Isn’t that just beautiful though? What if I could do that with all the pieces of my life? Daily surrender my vision of “perfect” and just allow God to rearrange, add, and remove everything to His liking? It’d be hard as hell and I’ve failed more often than I’ve succeeded, but it sure would be glorious.
What infertility has done for my heart
Ugh. Feelings. I used to be a real hard ass… or at least I played the part in public. Infertility, however, has left me crying in the grocery store and raging out at the movie theatre. It’s left me sobbing over happy endings and fuming at the sad ones (in case you haven’t noticed, I have about three primary emotions: happiness, sadness, and maddening rage).
What’s crazy though is that I’ve ended up in so many conversations over the last 21 months about hard things. Infertility, of course, but other stuff too. Moms who can’t take care of themselves, parents who have passed away unexpectedly, messy divorces, job searches that seem endless, unexpected pregnancies, mental health struggles, and the list goes on. In each of these cases, I ended up in conversations with people who I thought had it all together, and yet the whole time, these people were fighting wars and putting out fires I knew nothing about.

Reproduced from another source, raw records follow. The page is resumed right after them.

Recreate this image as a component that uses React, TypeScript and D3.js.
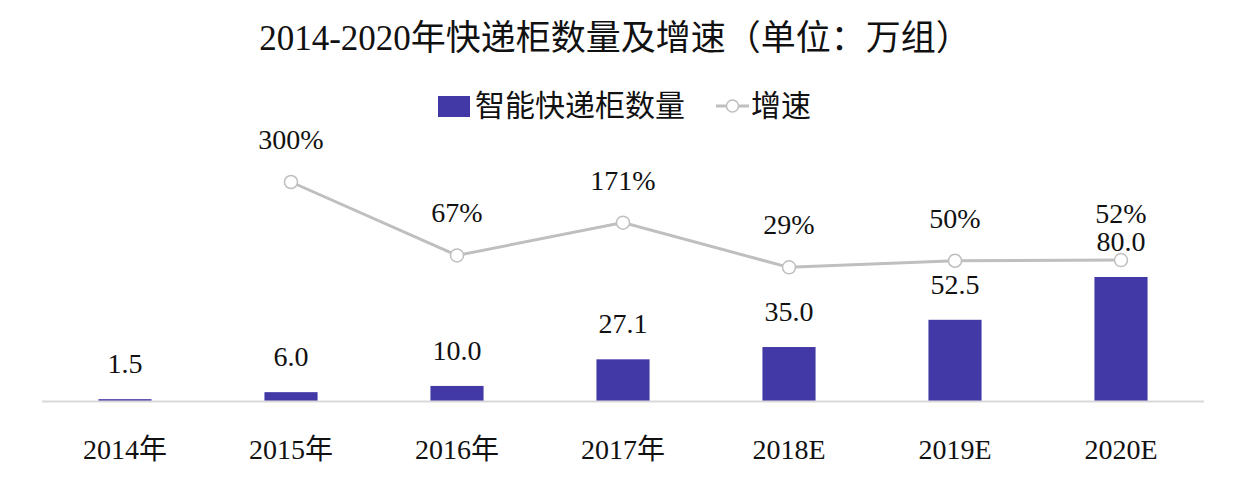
import React from "react";
import * as d3 from "d3";

const categories: string[] = ["2014年", "2015年", "2016年", "2017年", "2018E", "2019E", "2020E"];
const cabinetCounts: number[] = [1.5, 6.0, 10.0, 27.1, 35.0, 52.5, 80.0];
const growthRates: (number | null)[] = [null, 300, 67, 171, 29, 50, 52];

const TITLE = "2014-2020年快递柜数量及增速（单位：万组）";
const LEGEND_BAR = "智能快递柜数量";
const LEGEND_LINE = "增速";

const W = 1260;
const H = 500;
const BAR_COLOR = "#4339a6";
const LINE_COLOR = "#bfbfbf";
const FONT = "'Liberation Serif', 'Times New Roman', 'Noto Sans CJK SC', serif";

export default function App() {
  const x = d3
    .scaleBand<string>()
    .domain(categories)
    .range([42, 1204])
    .paddingInner(0.68)
    .paddingOuter(0.34);

  const y = d3.scaleLinear().domain([0, 80]).range([401.5, 277]);
  const y2 = d3.scaleLinear().domain([0, 300]).range([276.5, 182]);

  const linePts = categories
    .map((c, i) => ({ c, i, v: growthRates[i] }))
    .filter((d) => d.v !== null) as { c: string; i: number; v: number }[];

  const cx = (c: string) => (x(c) as number) + x.bandwidth() / 2;
  const barLabelY = (i: number) => y(cabinetCounts[i]) - 26;

  const lineGen = d3
    .line<{ c: string; v: number }>()
    .x((d) => cx(d.c))
    .y((d) => y2(d.v));

  return (
    <svg
      width={W}
      height={H}
      style={{ position: "absolute", left: 0, top: 0, display: "block", background: "#fff" }}
      fontFamily={FONT}
    >
      <rect x={0} y={0} width={W} height={H} fill="#fff" />
      {/* Title */}
      <text x={615} y={50} textAnchor="middle" fontSize={35} fill="#111">
        {TITLE}
      </text>

      {/* Legend */}
      <g>
        <rect x={438} y={96} width={32} height={21} fill={BAR_COLOR} />
        <text x={475} y={116} fontSize={30} fill="#111">
          {LEGEND_BAR}
        </text>
        <line x1={716} x2={749} y1={106} y2={106} stroke={LINE_COLOR} strokeWidth={3} />
        <circle cx={732.5} cy={106} r={6} fill="#fff" stroke={LINE_COLOR} strokeWidth={1.5} />
        <text x={751} y={116} fontSize={30} fill="#111">
          {LEGEND_LINE}
        </text>
      </g>

      {/* Bars */}
      {categories.map((c, i) => (
        <rect
          key={"b" + c}
          x={x(c)}
          y={y(cabinetCounts[i])}
          width={x.bandwidth()}
          height={y(0) - y(cabinetCounts[i])}
          fill={BAR_COLOR}
        />
      ))}

      {/* Axis line */}
      <line x1={42} x2={1204} y1={y(0)} y2={y(0)} stroke="#d9d9d9" strokeWidth={2} />

      {/* Category labels */}
      {categories.map((c) => (
        <text key={"t" + c} x={cx(c)} y={459} textAnchor="middle" fontSize={28} fill="#111">
          {c}
        </text>
      ))}

      {/* Bar value labels */}
      {categories.map((c, i) => (
        <text
          key={"v" + c}
          x={cx(c)}
          y={barLabelY(i)}
          textAnchor="middle"
          fontSize={28}
          fill="#111"
        >
          {cabinetCounts[i].toFixed(1)}
        </text>
      ))}

      {/* Growth line */}
      <path d={lineGen(linePts) || ""} fill="none" stroke={LINE_COLOR} strokeWidth={3} />
      {linePts.map((d) => (
        <circle
          key={"p" + d.c}
          cx={cx(d.c)}
          cy={y2(d.v)}
          r={6.5}
          fill="#fff"
          stroke={LINE_COLOR}
          strokeWidth={1.5}
        />
      ))}
      {linePts.map((d) => (
        <text
          key={"l" + d.c}
          x={cx(d.c)}
          y={Math.min(y2(d.v) - 33, barLabelY(d.i) - 28)}
          textAnchor="middle"
          fontSize={28}
          fill="#111"
        >
          {d.v + "%"}
        </text>
      ))}
    </svg>
  );
}
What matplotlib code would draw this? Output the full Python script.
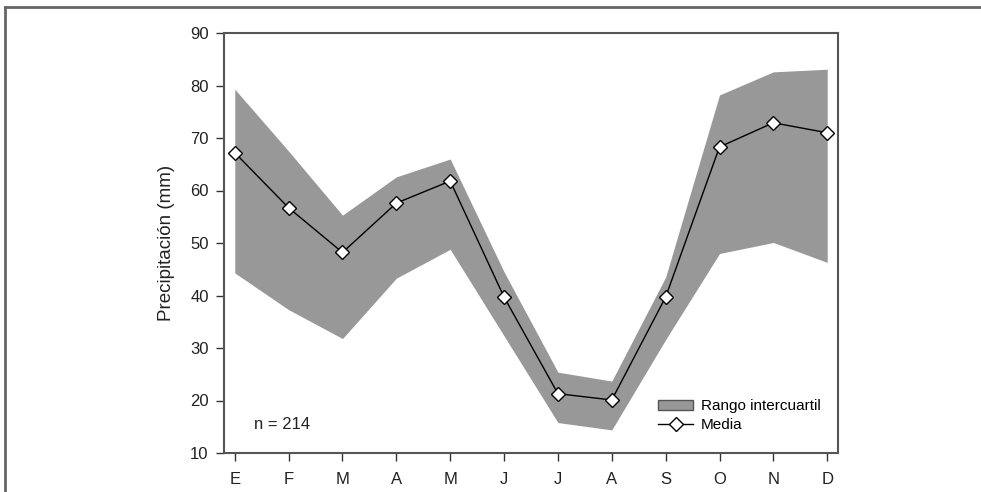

This is the human condition, yes? We want everyone to think we have it together, but inside, we are dying a thousand little deaths and crying out for connection. Infertility has taught me that while we don’t often wear these wounds on our bodies, they are etched into our hearts. It has taught me that grace is needed by the cheery checkout clerk and the guy in front of you in line screaming at that cheery checkout clerk. It’s needed by those whose lives are coming apart on the outside and the ones whose tumult swirls inside. At any given moment, grace is needed by you and it’s needed by me… and we should be giving a lot more of it to each other.
So, that’s it y’all. That’s my (current) list in defense of infertility. Sure, the brokenness of it is real. No one can pretend it isn’t, but be on the lookout. There’s some things being beautifully built from the brokenness too. These things won’t fix everything, I know, but they can change a lot.